Alas, the fun could not last forever, and Mother Nature caught up with him. By the time Cheney was in his 30s, he recalls, “I’d developed a heavy smoking habit, my diet was terrible, and I didn’t get nearly enough sleep or exercise.” Cheney is quite frank about the detrimental effect of his unhealthy habits, as well as the shortsightedness of his approach: “I operated as though I’d live forever. Bad habits and their long-term consequences frankly didn’t concern me much.”
Cheney may not have known it at the time, but his cardiac odyssey was about to begin.
When Ford lost a close election to Jimmy Carter in 1976, one of Cheney’s responsibilities as chief of staff was to read Ford’s concession telegram (yes, telegram) over the telephone to President-elect Carter.
After leaving the White House, Cheney went for an overdue physical exam. The doctor warned Cheney that he was a “prime candidate for a heart attack.” Cheney, however, was having none of it, noting, “I didn’t believe him.” It would not be long, however, before Cheney was mugged by reality: He had his first heart attack soon after, and then decided to develop a long-term relationship with a cardiologist, which he calls one of the best decisions he ever made. After the first cardiologist retired, Dr. Reiner took over.
This book intertwines the fascinating ups and downs (mostly ups) of Cheney’s political career with his heart incidents and his cardiologist’s recollections of Cheney’s condition and the development of cardiac medicine at the time. This is an important point, as 20th-century medical advances and the attendant increases in life expectancy meant that people were less likely to die of infections and more likely to die of cancer or heart disease. Consequently, doctors and scientists were putting more and more effort into cardiac treatment and technologies, and Cheney was a direct beneficiary of these advances.
One such technological marvel was the ICD, or implantable cardioverter defibrillator. In Cheney’s case, medical-device maker Medtronic had to create a special modification to his ICD to disable the device’s wireless-programming capabilities.

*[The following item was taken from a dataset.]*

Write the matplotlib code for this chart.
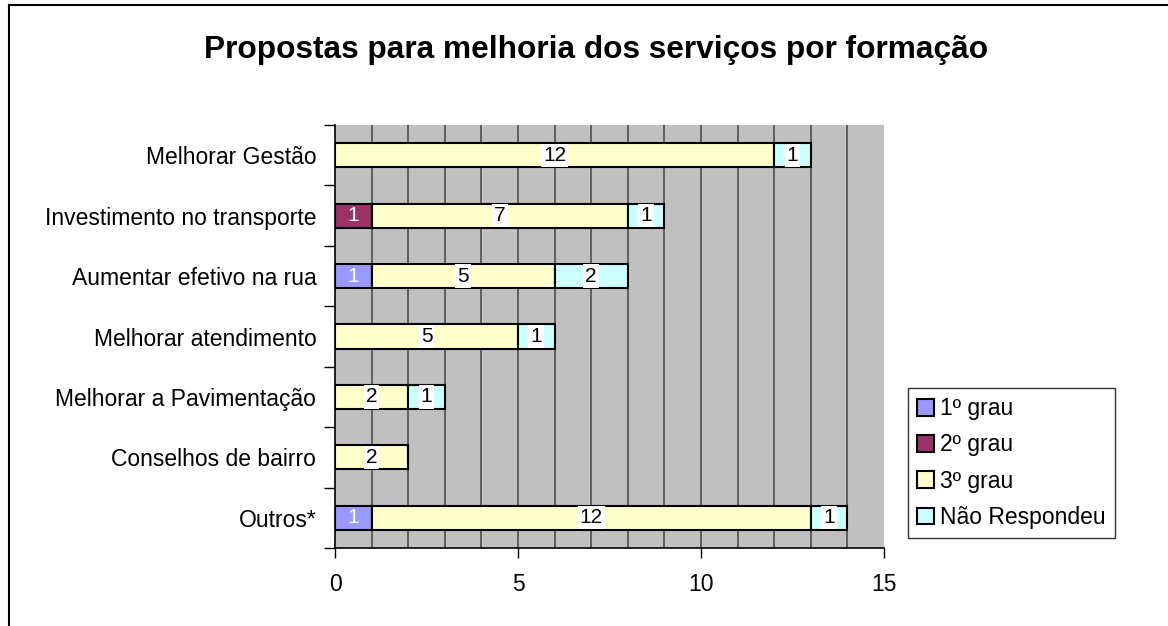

This modification came at the insistence of Dr. Reiner. He was concerned about the possibility of outside interference, and he wanted to protect not just the vice president but also the patient he had been tending to for so long. Eleven years later, the fictional vice president on the television show Homeland would be assassinated by militant jihadists using just such a technique. Reiner also notes that a real-life computer hacker has demonstrated that such an attack could successfully sabotage an implanted ICD.
In writing a book like this, with his vulnerabilities and unhealthy habits acknowledged quite frankly, Dick Cheney reveals a new public side. Perhaps this Cheney 2.0 can help counter the unfair-but-prevalent Darth Vader image he has among ideological critics. At a time when partisanship rides high, it would be interesting to see Dick Cheney and Michelle Obama team up to lend their voices and reputations to an event that supports healthy eating and living. That may not happen, but Heart will remind readers of Dick Cheney’s humanity and his long service to the nation.
Tevi Troy, a former deputy secretary of Health and Human Services and senior White House aide, is the author of What Jefferson Read, Ike Watched, and Obama Tweeted: 200 Years of Popular Culture in the White House.